Standing stone, Lackanashinnagh, Co. Cork
Co. Cork |
Stone Monuments
In a pasture at Lackanashinnagh in West Cork, a single standing stone of quartz rises just over a metre and a half from the ground, orientated along a northeast to southwest axis.
What makes it quietly unusual is not its size, which is modest, but its material. Quartz was not simply a practical choice for prehistoric monument builders; it carried clear symbolic weight, appearing repeatedly at burial sites, stone circles, and ceremonial landscapes across Ireland. The decision to raise a white, light-catching stone in open pasture, angled toward that particular corridor of the sky, suggests something more deliberate than a field marker.

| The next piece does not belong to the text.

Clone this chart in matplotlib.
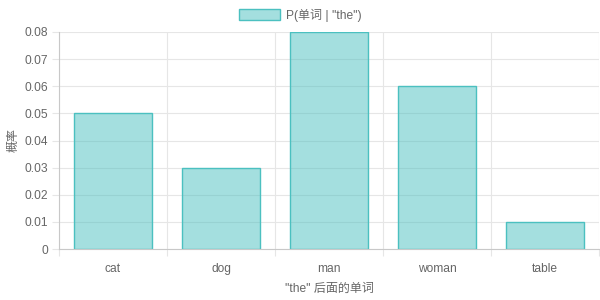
import matplotlib
matplotlib.use("Agg")
import matplotlib.pyplot as plt
import numpy as np

categories = ["cat", "dog", "man", "woman", "table"]
values = [0.05, 0.03, 0.08, 0.06, 0.01]
series_label = 'P(单词 | "the")'
x_title = '"the" 后面的单词'
y_title = "概率"
y_ticks = [0, 0.01, 0.02, 0.03, 0.04, 0.05, 0.06, 0.07, 0.08]
y_tick_labels = ["0", "0.01", "0.02", "0.03", "0.04", "0.05", "0.06", "0.07", "0.08"]

plt.rcParams['font.family'] = ['Liberation Sans', 'Noto Sans CJK SC', 'DejaVu Sans']
fs = 8.64
txt = "#666666"
grid_c = "#e6e6e6"
axis_c = "#c8c8c8"

fig = plt.figure(figsize=(6, 3), dpi=100)
ax = fig.add_axes([59/600, 1-249/300, 540/600, (249-32)/300])

x = np.arange(len(categories))
ax.bar(x, values, width=0.72, color=(75/255, 192/255, 192/255, 0.5),
       edgecolor=(75/255, 192/255, 192/255, 1.0), linewidth=1, label=series_label, zorder=1)

ax.set_xlim(-0.5, len(categories) - 0.5)
ax.set_ylim(0, 0.08)
ax.set_xticks(x)
ax.set_xticklabels(categories)
ax.set_xticks(np.arange(len(categories) + 1) - 0.5, minor=True)
ax.set_yticks(y_ticks)
ax.set_yticklabels(y_tick_labels)

ax.tick_params(axis='x', which='major', length=0, pad=10, labelsize=fs, labelcolor=txt)
ax.tick_params(axis='x', which='minor', length=5, width=0.8, color=grid_c)
ax.tick_params(axis='y', which='major', length=5, width=0.8, color=grid_c, pad=3, labelsize=fs, labelcolor=txt)

ax.grid(True, axis='y', which='major', color=grid_c, linewidth=0.8, zorder=0)
ax.grid(True, axis='x', which='minor', color=grid_c, linewidth=0.8, zorder=0)
ax.set_axisbelow(True)

for s in ["top", "right"]:
    ax.spines[s].set_visible(False)
for s in ["left", "bottom"]:
    ax.spines[s].set_color(axis_c)
    ax.spines[s].set_linewidth(0.8)

ax.set_xlabel(x_title, fontsize=fs, color=txt, labelpad=6)
ax.set_ylabel(y_title, fontsize=fs, color=txt, labelpad=3)

handles, labels = ax.get_legend_handles_labels()
leg = fig.legend(handles, labels, loc='upper center', bbox_to_anchor=(0.5, 1.0), frameon=False, fontsize=fs,
                 handlelength=3.4, handleheight=1.0, handletextpad=0.5, borderaxespad=0.3)
for t in leg.get_texts():
    t.set_color(txt)

fig.savefig("out.png", dpi=100)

The stone measures 1.6 metres in height, with a width of 0.65 metres and a depth of 0.6 metres, giving it a blocky, irregular profile rather than the tall thin slab more commonly associated with standing stones. Its setting offers wide, open views to the north, east, and south, which may or may not be coincidental. Many standing stones in Cork and Kerry share this quality of placement on ground with broad visibility, though whether that reflects a concern with being seen, with seeing, or with something else entirely, remains genuinely unresolved. Standing stones as a class are among the least understood monuments in the Irish prehistoric record; they are difficult to date without excavation, and their purposes, territorial, astronomical, funerary, or otherwise, are still debated.